Entretien réalisé le 24 février en 2025 (vidéo ci-dessous, sur la toute nouvelle chaîne YouTube des humanités), en français et en ukrainien (traduction assurée par Kséniya Kravtsova, artiste ukrainienne vivant en France), dans le cadre d'une journée spéciale "pour et avec l'Ukraine", avec les contributions de Galia Ackerman, Taras Beniak, Diana Klochko, Danylo Movchan, Christian Castagna, André Markowicz et des hommages à Maksym Kryvtsov, Victoria Amelina, Grugoryi Choubaï (ICI).
NOTES
(1). les humanités ont dénoncé et documenté en premier, dans une série d'articles parus à partir d'avril 2022, l'enlèvement des enfants ukrainiens dans les territoires occupés par la Russie. Le dernier article de cette série, avec le renvoi à ceux qui l'ont précédé, est à retrouver ICI.

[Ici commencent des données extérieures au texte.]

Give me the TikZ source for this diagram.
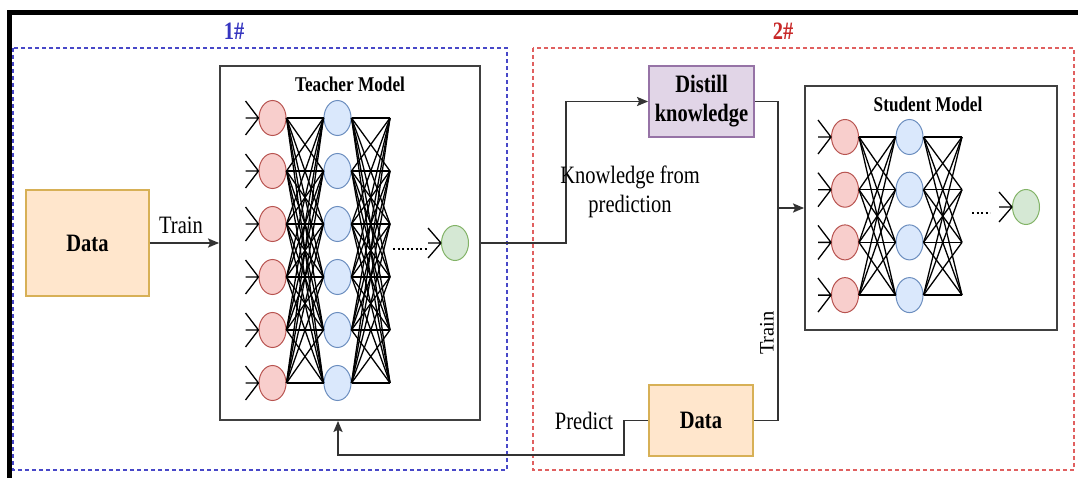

(2). Commissaire présidentielle russe aux droits de l'enfance (sic), Maria Lvova-Belova fait l'objet, avec Vladimir Poutine, d'un mandat d'arrêt de la Cour pénale internationale. Les humanités lui ont consacré une quarantainede publications. Lire par exemple "La poutinasse rafleuse d'enfants", publié le 19 septembre 2022 (ICI).
(3). Le rapport dont parle Oleksandra Matviichuk a été publié le 3 décembre 2024 par le Conflict Observatory - Humanitarian Research Lab de l'université de médecine de Yale. Il s'agit d'un groupe de recherche qui documente les crimes de guerre dans les zones en conflit et dont les rapports contribuent significativement au travail des juridictions internationales, notamment la CPI (ICI).
(4). Sur Victoria Amelina, lire sur les humanités "Une suite pour Victoria Amelina", publié le 4 juillet 2023 (ICI). En France, sous le titre Regarder les femmes regarder la guerre. Ukraine. Journal interrompu, les éditions Flammarion viennent de publier le premier ouvrage en français de Victoria Amelina. Le manuscrit inachevé de cet ouvrage avait été confié peu avant sa mort à une amie par Victoria Amelina (416 pages, 22 €, ICI).
(5). L'Agence des États-Unis pour le développement international (en anglais : United States Agency for International Development, en abrégé USAID) est l'agence du gouvernement des États-Unis chargée du développement économique et de l'aide humanitaire dans le monde. L'agence travaille sous la supervision du président, du département d'État et du Conseil de sécurité nationale. Elle a été créée en 1961 par un décret (executive order) du président John Fitzgerald Kennedy. Au tout début de son second mandat, Donald Trump a décidéde suspendre tous les engagements et versements de l'USAID.